Gens de Clermont V- C’est ici que je vis

Comme écrivain public, ma démarche est d’écrire pour. Non pas « au nom de », ni
même « à la place de », mais de mettre au service des habitants un artisanat qui m’est cher :
l’écriture.

Ainsi, je travaille très souvent avec des associations ou des instances qui ne sont
pas à proprement parler des lieux de production culturelle.

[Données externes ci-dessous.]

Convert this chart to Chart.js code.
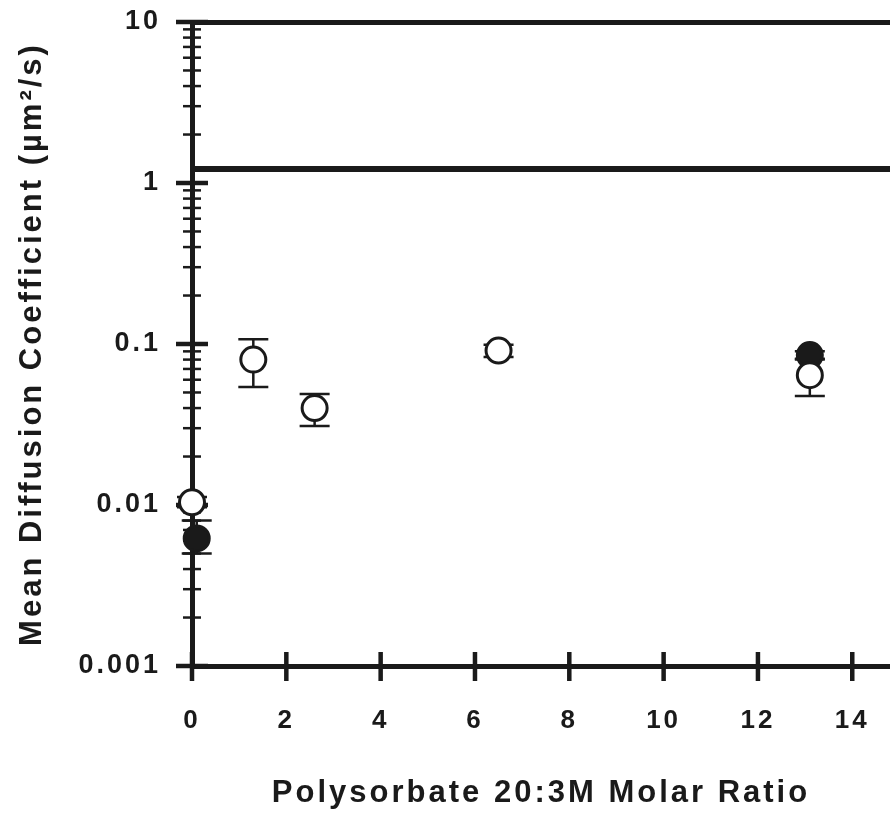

L’art est dans la ville, dans les
gens, je l’ai toujours su.


Dans le cadre de cette série Gens de Clermont, je me suis engagée auprès du CLCV.
L’idée est de saisir l’expérience sociale du relogement dans sa vérité à travers tous ses
acteurs.

Je vais m’intéresser tout particulièrement aux « décideurs », ce qui complètera un
travail initié avec la mémoire des habitants.

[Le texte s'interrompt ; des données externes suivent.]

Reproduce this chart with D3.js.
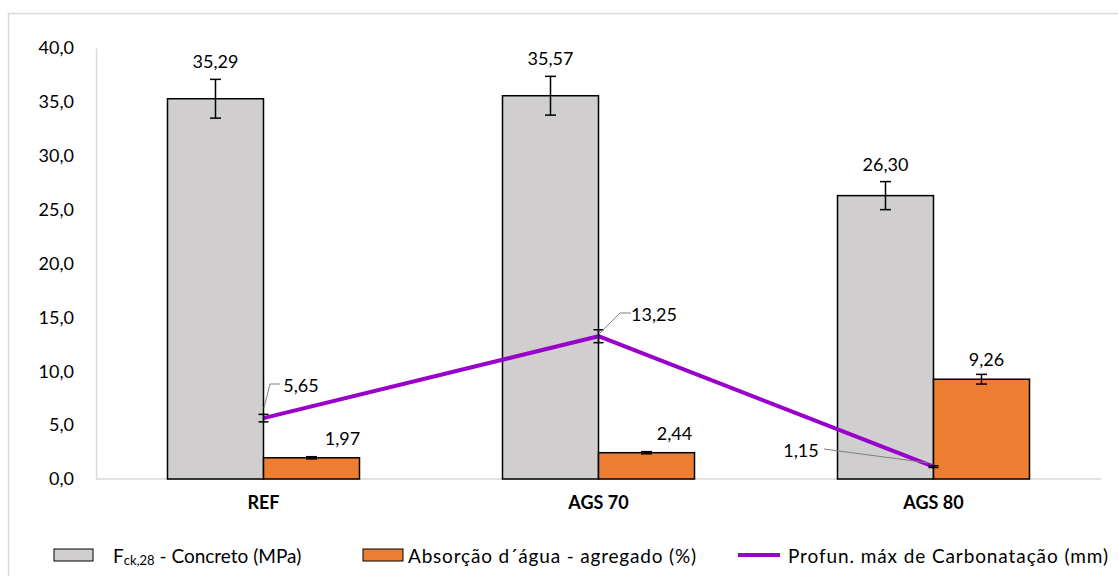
<!DOCTYPE html>
<html><head><meta charset="utf-8">
<script src="https://cdn.jsdelivr.net/npm/d3@7"></script>
<style>body{margin:0;background:#fff}svg{display:block;font-family:Lato,"Open Sans",sans-serif}</style>
</head><body><svg id="c" width="1118" height="576"></svg>
<script>
const categories = ["REF", "AGS 70", "AGS 80"];
const fck = [35.29, 35.57, 26.30];
const fckErr = [1.8, 1.8, 1.3];
const absorcao = [1.97, 2.44, 9.26];
const absorcaoErr = [0.1, 0.1, 0.45];
const carbonatacao = [5.65, 13.25, 1.15];
const carbonatacaoErr = [0.35, 0.6, 0.08];
const yTicks = [0, 5, 10, 15, 20, 25, 30, 35, 40];
const seriesNames = ["Concreto (MPa)", "Absorção d´água - agregado (%)", "Profun. máx de Carbonatação (mm)"];

const fmt2 = v => v.toFixed(2).replace(".", ",");
const fmt1 = v => v.toFixed(1).replace(".", ",");

const svg = d3.select("#c");
const L = 96, R = 1101, T = 48, B = 479;
const x = d3.scaleBand().domain(categories).range([L, R]);
const y = d3.scaleLinear().domain([0, 40]).range([B, T]);
const bw = 96;
const FS = 18;

// frame
svg.append("rect").attr("x", 8.5).attr("y", 13.5).attr("width", 1130).attr("height", 600)
  .attr("fill", "none").attr("stroke", "#D9D9D9").attr("stroke-width", 1.5);

// y axis
const yAxis = d3.axisLeft(y).tickValues(yTicks).tickFormat(fmt1).tickSize(0).tickPadding(22);
const gy = svg.append("g").attr("transform", `translate(${L},0)`).call(yAxis);
gy.select(".domain").attr("stroke", "#D9D9D9").attr("stroke-width", 1.5);
gy.selectAll("text").attr("font-size", FS).attr("fill", "#000").attr("font-family", "Lato");

// baseline
svg.append("line").attr("x1", L).attr("x2", R).attr("y1", y(0)).attr("y2", y(0))
  .attr("stroke", "#D9D9D9").attr("stroke-width", 1.5);

// x axis labels
const xAxis = d3.axisBottom(x).tickSize(0).tickPadding(17);
const gx = svg.append("g").attr("transform", `translate(0,${B})`).call(xAxis);
gx.select(".domain").remove();
gx.selectAll("text").attr("font-size", FS).attr("font-weight", "bold").attr("fill", "#000").attr("font-family", "Lato");

const cx = c => x(c) + x.bandwidth() / 2;

function errBar(xc, v, e, cap) {
  const g = svg.append("g").attr("stroke", "#000").attr("stroke-width", 1.5);
  g.append("line").attr("x1", xc).attr("x2", xc).attr("y1", y(v - e)).attr("y2", y(v + e));
  g.append("line").attr("x1", xc - cap).attr("x2", xc + cap).attr("y1", y(v + e)).attr("y2", y(v + e));
  g.append("line").attr("x1", xc - cap).attr("x2", xc + cap).attr("y1", y(v - e)).attr("y2", y(v - e));
}

// bars
svg.append("g").selectAll("rect").data(categories).join("rect")
  .attr("x", c => cx(c) - bw).attr("width", bw)
  .attr("y", (c, i) => y(fck[i])).attr("height", (c, i) => y(0) - y(fck[i]))
  .attr("fill", "#D0CECE").attr("stroke", "#000").attr("stroke-width", 1.5);
svg.append("g").selectAll("rect").data(categories).join("rect")
  .attr("x", c => cx(c)).attr("width", bw)
  .attr("y", (c, i) => y(absorcao[i])).attr("height", (c, i) => y(0) - y(absorcao[i]))
  .attr("fill", "#ED7D31").attr("stroke", "#000").attr("stroke-width", 1.5);

categories.forEach((c, i) => {
  errBar(cx(c) - bw / 2, fck[i], fckErr[i], 5.5);
  errBar(cx(c) + bw / 2, absorcao[i], absorcaoErr[i], 5.5);
});

const txt = (xp, yp, s, anchor) => svg.append("text").attr("x", xp).attr("y", yp)
  .attr("text-anchor", anchor || "middle").attr("dominant-baseline", "central")
  .attr("font-size", FS).attr("fill", "#000").text(s);

categories.forEach((c, i) => {
  txt(cx(c) - bw / 2, y(fck[i] + fckErr[i]) - 18, fmt2(fck[i]));
});
const absDx = [31, 28, 5];
categories.forEach((c, i) => {
  txt(cx(c) + bw / 2 + absDx[i], y(absorcao[i]) - 20, fmt2(absorcao[i]));
});

// line
const line = d3.line().x((d, i) => cx(categories[i])).y(d => y(d));
svg.append("path").datum(carbonatacao).attr("d", line)
  .attr("fill", "none").attr("stroke", "#9900CC").attr("stroke-width", 4).attr("stroke-linejoin", "round");
categories.forEach((c, i) => errBar(cx(c), carbonatacao[i], carbonatacaoErr[i], 5));

// line labels with leader lines
const lbl = [
  {tx: 301, ty: 385, path: [[280, 384], [270, 384], [264, 408]]},
  {tx: 654, ty: 314, path: [[631, 313], [620, 313], [600, 333]]},
  {tx: 801, ty: 450, path: [[824, 449], [929, 463]]}
];
categories.forEach((c, i) => {
  const o = lbl[i];
  svg.append("path").attr("d", d3.line()(o.path)).attr("fill", "none")
    .attr("stroke", "#7F7F7F").attr("stroke-width", 1);
  txt(o.tx, o.ty, fmt2(carbonatacao[i]));
});

// legend
const ly = 555;
const LFS = 19;
const lg = svg.append("g");
lg.append("rect").attr("x", 54).attr("y", ly - 6).attr("width", 39).attr("height", 12)
  .attr("fill", "#D0CECE").attr("stroke", "#000").attr("stroke-width", 1);
const t1 = lg.append("text").attr("x", 113).attr("y", ly).attr("dominant-baseline", "central")
  .attr("font-size", LFS).attr("fill", "#000");
t1.append("tspan").text("F");
t1.append("tspan").attr("font-size", 13).attr("dy", 5).text("ck,28");
t1.append("tspan").attr("dy", -5).text(" - " + seriesNames[0]);
lg.append("rect").attr("x", 363).attr("y", ly - 6).attr("width", 40).attr("height", 12)
  .attr("fill", "#ED7D31").attr("stroke", "#000").attr("stroke-width", 1);
lg.append("text").attr("x", 408).attr("y", ly).attr("dominant-baseline", "central")
  .attr("font-size", LFS).attr("fill", "#000").attr("textLength", 288).attr("lengthAdjust", "spacing")
  .text(seriesNames[1]);
lg.append("line").attr("x1", 738).attr("x2", 780).attr("y1", ly).attr("y2", ly)
  .attr("stroke", "#9900CC").attr("stroke-width", 4);
lg.append("text").attr("x", 788).attr("y", ly).attr("dominant-baseline", "central")
  .attr("font-size", LFS).attr("fill", "#000").attr("textLength", 320).attr("lengthAdjust", "spacing")
  .text(seriesNames[2]);
</script></body></html>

J’aimerais rendre compte d’un chœur : habitants, bailleurs, figures politiques de Clermont-Ferrand qui
ont participé à ce que l’on nomme la « rénovation urbaine ».
L’important est de rendre compte avec justesse d’une réalité mais aussi d’interroger les
possibles à venir, d’aller chercher par l’écriture du réel une vision à venir.

Extrait- 
SAMIRA- La rumeur fait peur. On te dit c’est ton bâtiment qui va tomber. Tu crois que c’est toi qui va tomber. Tu veux que ce soit le bâtiment de quelqu’un d’autre. On dit « Ils » vont démolir. On se demande qui. « Ils » c’est qui , ceux à qui on donne de l’argent depuis 20 ans ? Ces gens « ils » ils ont dû faire des réunions. C’est pas venu d’un coup si ? Je pense aux vieux. Aux plus vieux que moi. Les « ils » ils n’ont jamais vu de vieux ? Ils savent pas comment c’est fait un vieux ? Un vieux dans un H.L.M, il lui reste ses souvenirs et ses habitudes. Pas plus. Moi ça va, je suis vieille mais j’ai mes enfants, ils sont ma fortune, ils sont ma richesse. « Ils » Ils seront plus forts que nous. « nous » c’est les habitants. D’accord ou pas d’accord, on n’a pas le choix. Moi j’ai déjà quitté ma famille, mon pays. En toute sincérité, dans ma tête ici, je me suis fait une autre famille, même si je sors pas beaucoup, j’habite ici, j’existe ici, je suis chez moi ici. On est parmi les gens. On est des gens. Même si on décide pas. On est des gens. 20 ans. Qu’on se connaît ou qu’on se reconnaît. On s’arrange. Comment faire une autre vie hein ? Je suis de Clermont, mais je ne connais pas Clermont, je veux qu’on m’accompagne, je connais pas tel endroit ou tel endroit.